Step 6: Website is put live
As soon as the staging site has been pushed live it’s extremely important to make some final checks:
- Check the website robots.txt file to ensure search engines are able to crawl the site.
- Check if all redirects are correctly working. This can be done by uploading your mapped out 301 redirects list in Screaming Frog.
- Review the site’s canonical tags.
- Check to see if any unintentional noindex and nofollow directives have been implemented to ensure the pages can be indexed.
- Compare the tracking code on the website to Google Analytics account tracking code to ensure the website is being correctly tracked.
- In Google Analytics make an annotation of the migration data to make it easier to analyse the post migration data.
Step 7: On-going monitoring
Unfortunately to determine if a migration has been successful requires you to wait some time before measuring this as when the initial change is made it can result in fluctuations which can be very volatile even if everything has been done correctly as search engines needs to re-analyse the new site and the greater amount of structural changes made the longer it may take.

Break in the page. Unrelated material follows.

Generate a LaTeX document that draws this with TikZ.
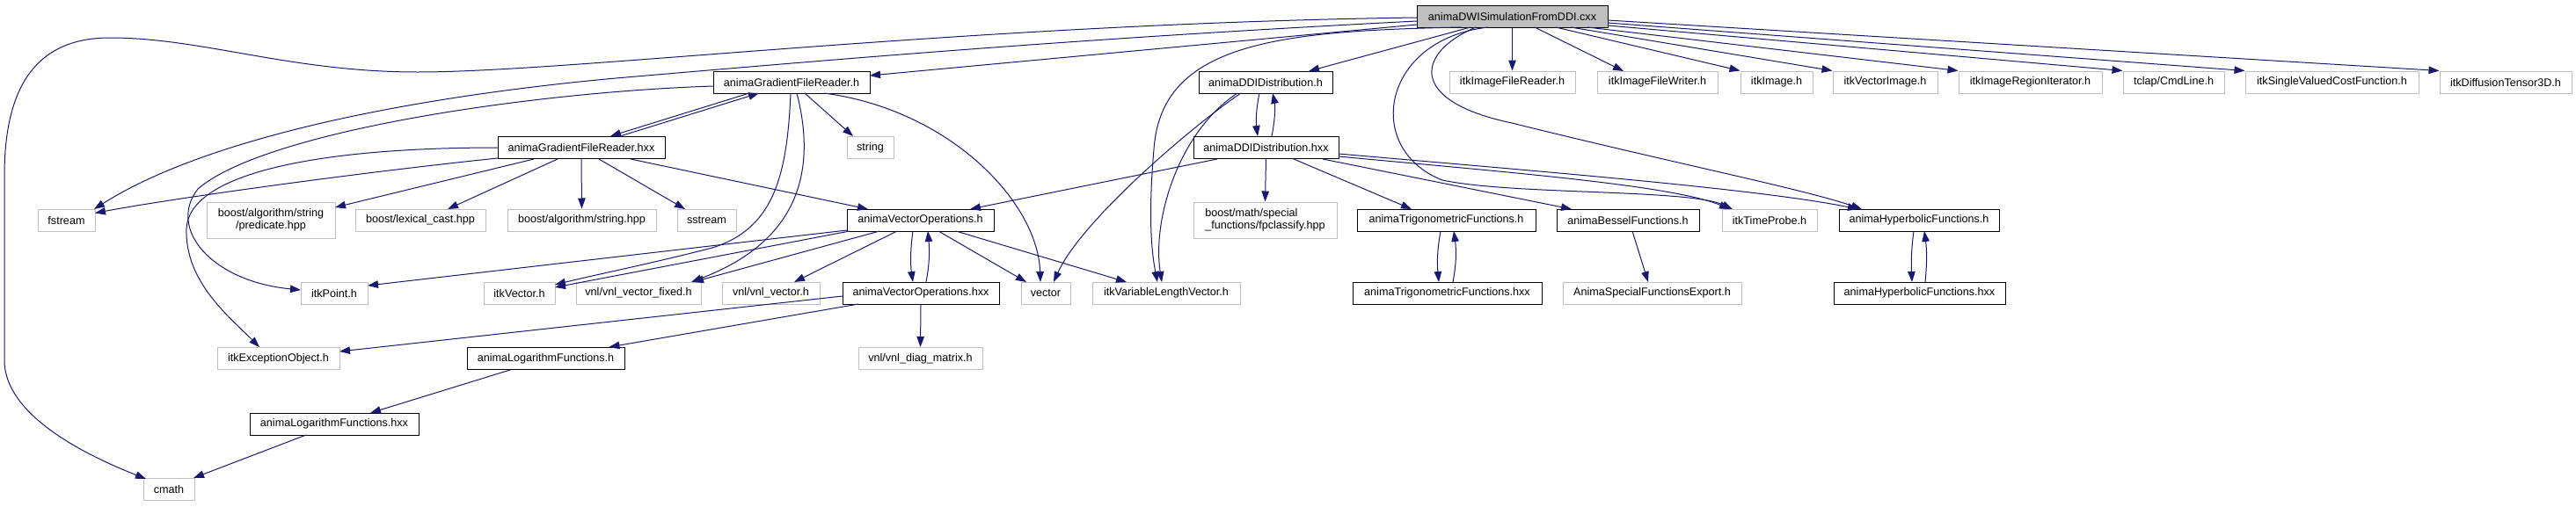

However in instances it can be clear to see a migration has not been successful within a couple of weeks due to a catastrophic drop in rankings, traffic, visibility, conversions, clicks and impressions.
Quite often key business stakeholders main focus of a migration is whether there’s been a loss in revenue, however the are a number of factors that can also contribute to a loss in revue:
- Seasonal trends
- Lower brand interest
- Mobile performance
- User exence
- Site speed
As a result of the factors listed above it’s important to pay attention the below to help establish if the migration has been successful:
- An increase in the average duration on a page or the site
- The bounce rate lowering
- Organic visibility increasing for both mobile and desktop
- An increase in the number of sessions for pages
- Desktop and mobile rankings improving
- An increase in conversions
Overall a CMS migration is a risky complex task requiring multiple teams to work together, over communicate and educate each other to ensure the transition is seamless.